◆ Objective: Copy each line containing the word "React" from the records that follow, please.
━━━━━━━━━━
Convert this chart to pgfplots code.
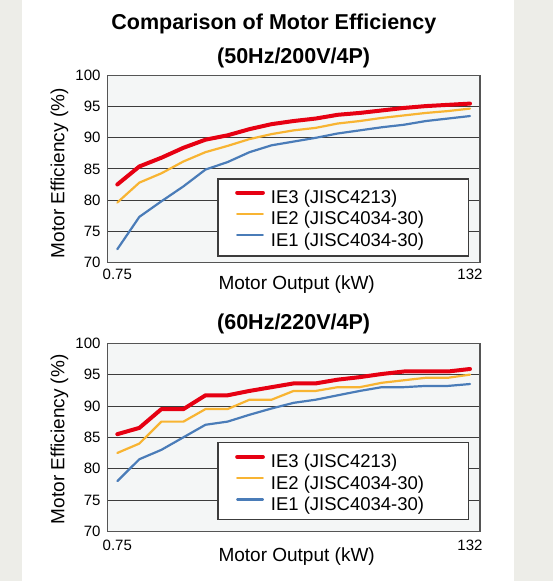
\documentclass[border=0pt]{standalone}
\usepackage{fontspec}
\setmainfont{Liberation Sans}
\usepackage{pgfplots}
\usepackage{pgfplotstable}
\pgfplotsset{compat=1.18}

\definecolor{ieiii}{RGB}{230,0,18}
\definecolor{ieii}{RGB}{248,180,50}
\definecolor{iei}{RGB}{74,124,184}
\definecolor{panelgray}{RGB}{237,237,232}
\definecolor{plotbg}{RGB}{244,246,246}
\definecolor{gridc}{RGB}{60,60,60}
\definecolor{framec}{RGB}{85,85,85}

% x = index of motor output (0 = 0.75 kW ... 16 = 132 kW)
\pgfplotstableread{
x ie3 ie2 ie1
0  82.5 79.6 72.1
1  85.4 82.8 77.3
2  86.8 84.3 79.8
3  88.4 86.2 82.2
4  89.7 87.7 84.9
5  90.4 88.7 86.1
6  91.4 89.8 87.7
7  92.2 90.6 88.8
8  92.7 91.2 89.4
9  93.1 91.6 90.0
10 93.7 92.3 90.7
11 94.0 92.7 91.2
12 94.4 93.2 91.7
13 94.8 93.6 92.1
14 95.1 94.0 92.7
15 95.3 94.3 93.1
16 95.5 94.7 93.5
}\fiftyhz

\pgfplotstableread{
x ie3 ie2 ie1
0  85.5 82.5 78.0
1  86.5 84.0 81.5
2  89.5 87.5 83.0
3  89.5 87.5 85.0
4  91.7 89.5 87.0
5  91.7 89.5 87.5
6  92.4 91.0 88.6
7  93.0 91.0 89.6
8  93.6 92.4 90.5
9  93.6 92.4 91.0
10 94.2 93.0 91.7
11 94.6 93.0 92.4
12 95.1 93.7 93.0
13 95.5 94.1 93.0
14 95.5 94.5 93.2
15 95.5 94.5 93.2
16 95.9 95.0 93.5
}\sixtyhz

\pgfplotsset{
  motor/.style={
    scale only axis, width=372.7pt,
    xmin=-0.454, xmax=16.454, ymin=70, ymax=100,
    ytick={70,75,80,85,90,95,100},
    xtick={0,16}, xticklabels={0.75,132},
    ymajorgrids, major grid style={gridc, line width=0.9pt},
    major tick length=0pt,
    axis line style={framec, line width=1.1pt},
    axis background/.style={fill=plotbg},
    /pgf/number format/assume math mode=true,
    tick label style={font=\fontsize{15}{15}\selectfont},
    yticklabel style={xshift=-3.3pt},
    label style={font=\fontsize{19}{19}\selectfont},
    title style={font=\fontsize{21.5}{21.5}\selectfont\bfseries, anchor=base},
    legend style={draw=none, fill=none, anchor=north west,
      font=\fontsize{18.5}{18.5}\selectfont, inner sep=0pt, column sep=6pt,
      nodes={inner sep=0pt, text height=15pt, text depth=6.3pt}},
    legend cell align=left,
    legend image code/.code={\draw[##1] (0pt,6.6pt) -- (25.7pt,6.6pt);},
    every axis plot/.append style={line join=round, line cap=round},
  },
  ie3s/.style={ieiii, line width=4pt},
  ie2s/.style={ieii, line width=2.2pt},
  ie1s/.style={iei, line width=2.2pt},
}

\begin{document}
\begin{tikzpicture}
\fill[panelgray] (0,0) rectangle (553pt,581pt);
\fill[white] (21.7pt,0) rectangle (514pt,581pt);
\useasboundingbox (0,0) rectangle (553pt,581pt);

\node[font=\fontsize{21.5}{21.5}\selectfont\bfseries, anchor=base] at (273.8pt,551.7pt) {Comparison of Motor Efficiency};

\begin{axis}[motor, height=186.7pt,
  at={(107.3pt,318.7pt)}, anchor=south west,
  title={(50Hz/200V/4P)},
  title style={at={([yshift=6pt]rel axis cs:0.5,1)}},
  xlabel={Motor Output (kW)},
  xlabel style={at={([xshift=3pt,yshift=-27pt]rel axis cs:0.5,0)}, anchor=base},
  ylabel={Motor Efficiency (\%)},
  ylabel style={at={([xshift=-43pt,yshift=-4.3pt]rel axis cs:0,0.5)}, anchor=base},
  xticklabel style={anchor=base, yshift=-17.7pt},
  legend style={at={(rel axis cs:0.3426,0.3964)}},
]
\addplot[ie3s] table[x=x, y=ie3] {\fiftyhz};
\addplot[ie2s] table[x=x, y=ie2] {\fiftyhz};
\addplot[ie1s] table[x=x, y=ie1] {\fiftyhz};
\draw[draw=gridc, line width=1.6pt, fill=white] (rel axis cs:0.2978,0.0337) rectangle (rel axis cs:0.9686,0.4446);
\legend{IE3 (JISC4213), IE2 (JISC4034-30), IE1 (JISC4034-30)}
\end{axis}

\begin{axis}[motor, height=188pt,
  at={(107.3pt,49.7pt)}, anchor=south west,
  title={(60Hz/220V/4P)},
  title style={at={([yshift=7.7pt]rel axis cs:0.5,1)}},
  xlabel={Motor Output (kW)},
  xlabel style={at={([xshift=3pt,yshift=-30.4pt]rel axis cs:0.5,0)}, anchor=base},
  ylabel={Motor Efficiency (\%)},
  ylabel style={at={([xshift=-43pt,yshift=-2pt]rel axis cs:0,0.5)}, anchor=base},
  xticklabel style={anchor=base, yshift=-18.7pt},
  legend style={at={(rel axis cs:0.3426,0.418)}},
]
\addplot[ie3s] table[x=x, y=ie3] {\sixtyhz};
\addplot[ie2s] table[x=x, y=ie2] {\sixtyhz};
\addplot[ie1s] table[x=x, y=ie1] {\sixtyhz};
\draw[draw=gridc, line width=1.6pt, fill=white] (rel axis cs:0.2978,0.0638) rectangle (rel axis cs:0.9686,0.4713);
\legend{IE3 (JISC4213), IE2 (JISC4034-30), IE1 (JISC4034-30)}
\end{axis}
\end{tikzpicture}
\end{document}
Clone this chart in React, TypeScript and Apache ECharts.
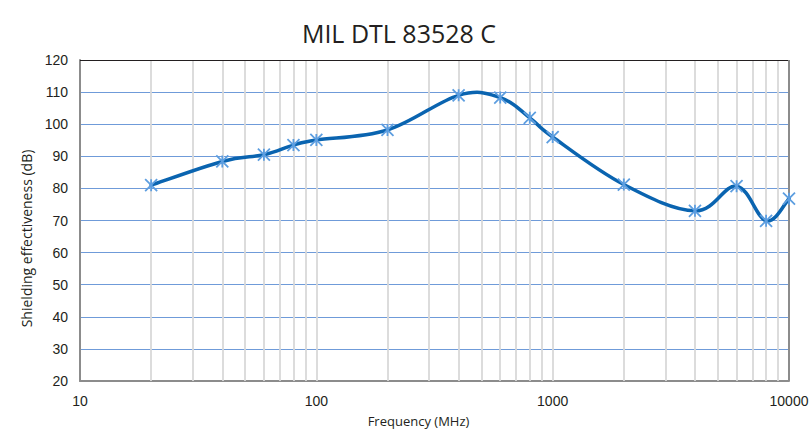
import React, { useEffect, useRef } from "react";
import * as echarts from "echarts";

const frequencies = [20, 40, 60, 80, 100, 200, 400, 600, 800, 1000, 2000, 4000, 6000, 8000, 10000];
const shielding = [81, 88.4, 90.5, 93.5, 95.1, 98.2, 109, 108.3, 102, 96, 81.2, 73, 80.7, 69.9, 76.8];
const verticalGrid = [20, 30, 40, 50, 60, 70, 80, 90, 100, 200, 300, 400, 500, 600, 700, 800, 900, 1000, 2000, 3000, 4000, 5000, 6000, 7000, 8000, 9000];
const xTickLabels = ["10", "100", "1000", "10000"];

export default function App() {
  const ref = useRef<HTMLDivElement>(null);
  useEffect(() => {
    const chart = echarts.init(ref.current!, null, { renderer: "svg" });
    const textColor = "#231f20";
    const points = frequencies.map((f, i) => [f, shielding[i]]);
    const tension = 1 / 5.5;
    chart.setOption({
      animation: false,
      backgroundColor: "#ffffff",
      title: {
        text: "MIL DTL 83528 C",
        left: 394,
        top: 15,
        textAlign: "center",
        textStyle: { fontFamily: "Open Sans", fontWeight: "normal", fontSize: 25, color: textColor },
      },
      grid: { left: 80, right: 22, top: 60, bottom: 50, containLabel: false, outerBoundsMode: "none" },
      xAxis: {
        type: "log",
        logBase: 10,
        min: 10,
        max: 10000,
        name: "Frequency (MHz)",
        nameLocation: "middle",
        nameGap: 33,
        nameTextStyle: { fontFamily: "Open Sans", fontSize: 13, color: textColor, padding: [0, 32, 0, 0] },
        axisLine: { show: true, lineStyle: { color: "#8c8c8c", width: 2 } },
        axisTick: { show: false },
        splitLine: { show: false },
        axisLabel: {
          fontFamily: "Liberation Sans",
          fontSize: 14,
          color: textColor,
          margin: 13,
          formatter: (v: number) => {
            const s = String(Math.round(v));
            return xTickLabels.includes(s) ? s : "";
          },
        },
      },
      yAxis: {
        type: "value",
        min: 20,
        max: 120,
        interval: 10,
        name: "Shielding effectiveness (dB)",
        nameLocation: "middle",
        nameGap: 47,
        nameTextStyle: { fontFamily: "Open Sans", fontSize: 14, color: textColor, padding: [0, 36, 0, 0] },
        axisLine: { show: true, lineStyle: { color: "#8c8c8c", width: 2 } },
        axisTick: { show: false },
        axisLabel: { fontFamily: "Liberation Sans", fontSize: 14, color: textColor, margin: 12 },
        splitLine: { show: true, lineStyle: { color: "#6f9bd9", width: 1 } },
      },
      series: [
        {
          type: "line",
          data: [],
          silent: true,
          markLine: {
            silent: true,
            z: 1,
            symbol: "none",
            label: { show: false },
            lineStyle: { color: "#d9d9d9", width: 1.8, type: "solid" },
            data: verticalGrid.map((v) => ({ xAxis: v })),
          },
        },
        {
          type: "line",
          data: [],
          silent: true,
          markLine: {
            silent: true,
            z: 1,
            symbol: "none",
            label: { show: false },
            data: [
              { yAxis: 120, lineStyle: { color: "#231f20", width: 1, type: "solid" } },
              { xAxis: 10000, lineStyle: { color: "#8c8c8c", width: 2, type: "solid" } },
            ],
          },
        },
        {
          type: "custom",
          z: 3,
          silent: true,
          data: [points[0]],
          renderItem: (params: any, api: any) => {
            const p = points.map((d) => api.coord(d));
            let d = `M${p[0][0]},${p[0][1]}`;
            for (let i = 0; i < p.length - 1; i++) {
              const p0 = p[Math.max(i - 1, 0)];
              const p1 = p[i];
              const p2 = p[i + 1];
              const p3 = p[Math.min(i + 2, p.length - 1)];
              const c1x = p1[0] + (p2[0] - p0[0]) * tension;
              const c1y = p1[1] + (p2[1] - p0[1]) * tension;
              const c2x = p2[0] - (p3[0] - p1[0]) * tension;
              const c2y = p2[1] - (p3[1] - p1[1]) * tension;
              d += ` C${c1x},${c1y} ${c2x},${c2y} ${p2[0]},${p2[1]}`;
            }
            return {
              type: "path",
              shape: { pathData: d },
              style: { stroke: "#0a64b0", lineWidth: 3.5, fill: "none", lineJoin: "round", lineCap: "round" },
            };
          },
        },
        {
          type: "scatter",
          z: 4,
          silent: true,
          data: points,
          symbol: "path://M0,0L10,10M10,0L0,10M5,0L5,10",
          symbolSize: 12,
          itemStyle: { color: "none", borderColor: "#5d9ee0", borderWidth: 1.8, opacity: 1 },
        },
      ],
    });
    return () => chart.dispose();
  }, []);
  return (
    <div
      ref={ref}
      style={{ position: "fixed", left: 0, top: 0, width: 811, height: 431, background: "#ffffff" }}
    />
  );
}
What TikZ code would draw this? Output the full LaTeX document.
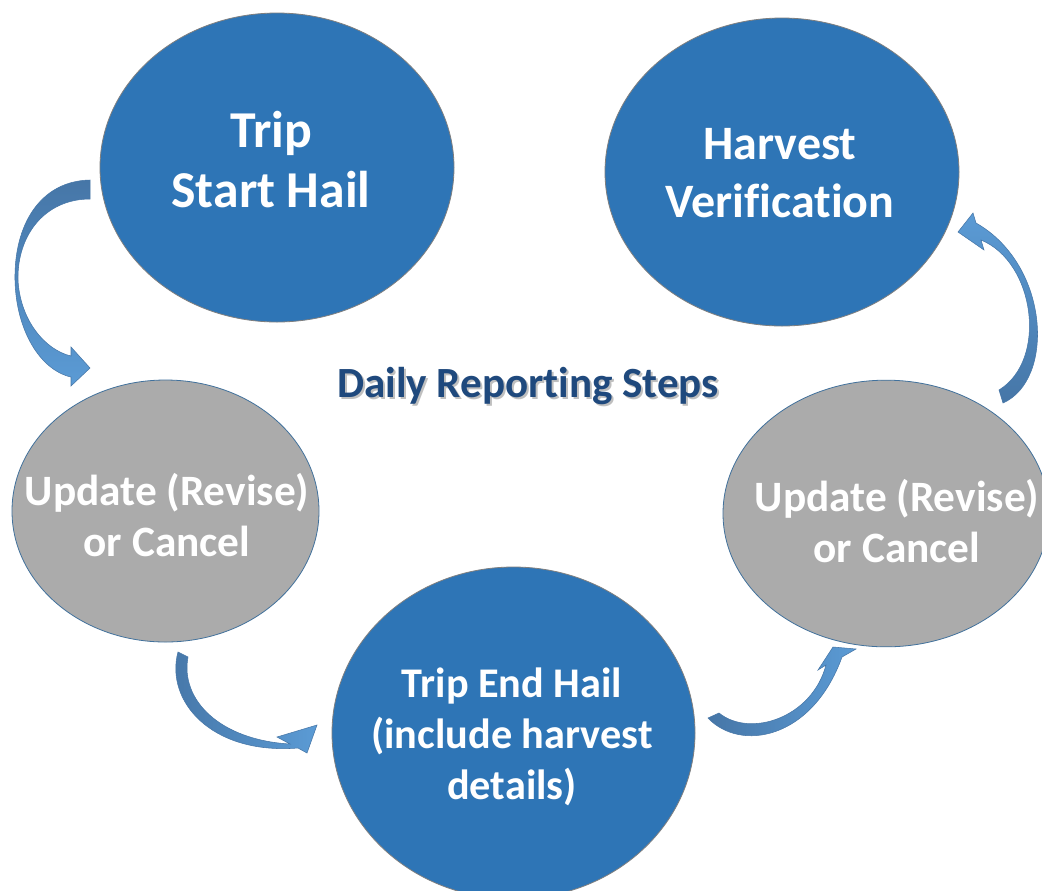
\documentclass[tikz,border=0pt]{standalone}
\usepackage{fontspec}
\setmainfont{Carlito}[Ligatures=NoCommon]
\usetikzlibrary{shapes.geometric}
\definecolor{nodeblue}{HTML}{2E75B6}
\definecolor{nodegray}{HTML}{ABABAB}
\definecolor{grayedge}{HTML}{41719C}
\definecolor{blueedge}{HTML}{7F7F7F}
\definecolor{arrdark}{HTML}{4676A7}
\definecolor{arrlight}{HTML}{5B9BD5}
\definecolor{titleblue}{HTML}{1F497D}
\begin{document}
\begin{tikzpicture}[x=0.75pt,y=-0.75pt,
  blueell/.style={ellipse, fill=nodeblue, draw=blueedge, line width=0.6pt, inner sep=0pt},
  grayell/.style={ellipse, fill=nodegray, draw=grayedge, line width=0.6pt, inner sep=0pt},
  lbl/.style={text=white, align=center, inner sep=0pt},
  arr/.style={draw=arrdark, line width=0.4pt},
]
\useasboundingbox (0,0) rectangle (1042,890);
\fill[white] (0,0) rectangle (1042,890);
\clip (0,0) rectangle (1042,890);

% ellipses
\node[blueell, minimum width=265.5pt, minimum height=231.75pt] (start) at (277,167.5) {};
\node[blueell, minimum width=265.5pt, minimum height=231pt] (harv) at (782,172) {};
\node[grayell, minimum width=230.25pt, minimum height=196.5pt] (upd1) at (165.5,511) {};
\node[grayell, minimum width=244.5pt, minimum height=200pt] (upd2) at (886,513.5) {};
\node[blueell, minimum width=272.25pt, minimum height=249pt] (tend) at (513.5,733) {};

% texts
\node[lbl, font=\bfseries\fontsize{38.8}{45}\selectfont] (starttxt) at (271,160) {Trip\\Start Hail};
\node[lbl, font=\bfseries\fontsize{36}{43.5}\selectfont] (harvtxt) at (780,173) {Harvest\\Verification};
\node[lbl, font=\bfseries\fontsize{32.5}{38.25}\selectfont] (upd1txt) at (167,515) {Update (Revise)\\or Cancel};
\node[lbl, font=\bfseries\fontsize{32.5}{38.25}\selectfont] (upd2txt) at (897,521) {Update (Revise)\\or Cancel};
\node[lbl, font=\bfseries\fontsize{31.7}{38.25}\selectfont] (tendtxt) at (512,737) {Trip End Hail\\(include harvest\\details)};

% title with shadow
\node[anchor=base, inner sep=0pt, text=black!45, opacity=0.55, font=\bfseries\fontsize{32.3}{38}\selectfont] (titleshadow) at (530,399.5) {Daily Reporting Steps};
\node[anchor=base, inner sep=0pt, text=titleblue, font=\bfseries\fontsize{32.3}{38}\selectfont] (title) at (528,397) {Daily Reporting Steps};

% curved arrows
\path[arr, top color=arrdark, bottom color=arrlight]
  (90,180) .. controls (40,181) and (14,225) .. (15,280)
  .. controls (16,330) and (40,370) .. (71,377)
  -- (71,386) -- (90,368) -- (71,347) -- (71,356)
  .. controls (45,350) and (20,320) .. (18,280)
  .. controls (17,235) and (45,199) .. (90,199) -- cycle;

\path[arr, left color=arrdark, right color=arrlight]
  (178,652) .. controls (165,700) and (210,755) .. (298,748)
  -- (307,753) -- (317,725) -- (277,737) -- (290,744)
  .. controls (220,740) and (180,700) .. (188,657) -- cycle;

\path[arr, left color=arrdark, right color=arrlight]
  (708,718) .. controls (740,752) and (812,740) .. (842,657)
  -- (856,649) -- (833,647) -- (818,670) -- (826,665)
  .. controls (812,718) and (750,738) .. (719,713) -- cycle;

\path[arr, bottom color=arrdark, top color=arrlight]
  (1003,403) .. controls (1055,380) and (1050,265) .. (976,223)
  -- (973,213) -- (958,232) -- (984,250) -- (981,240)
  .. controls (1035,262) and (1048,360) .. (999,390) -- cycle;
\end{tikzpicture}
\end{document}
━━━━━━━━━━
◆ Result for this task:
Clone this chart in React, TypeScript and Apache ECharts.
import React, { useEffect, useRef } from "react";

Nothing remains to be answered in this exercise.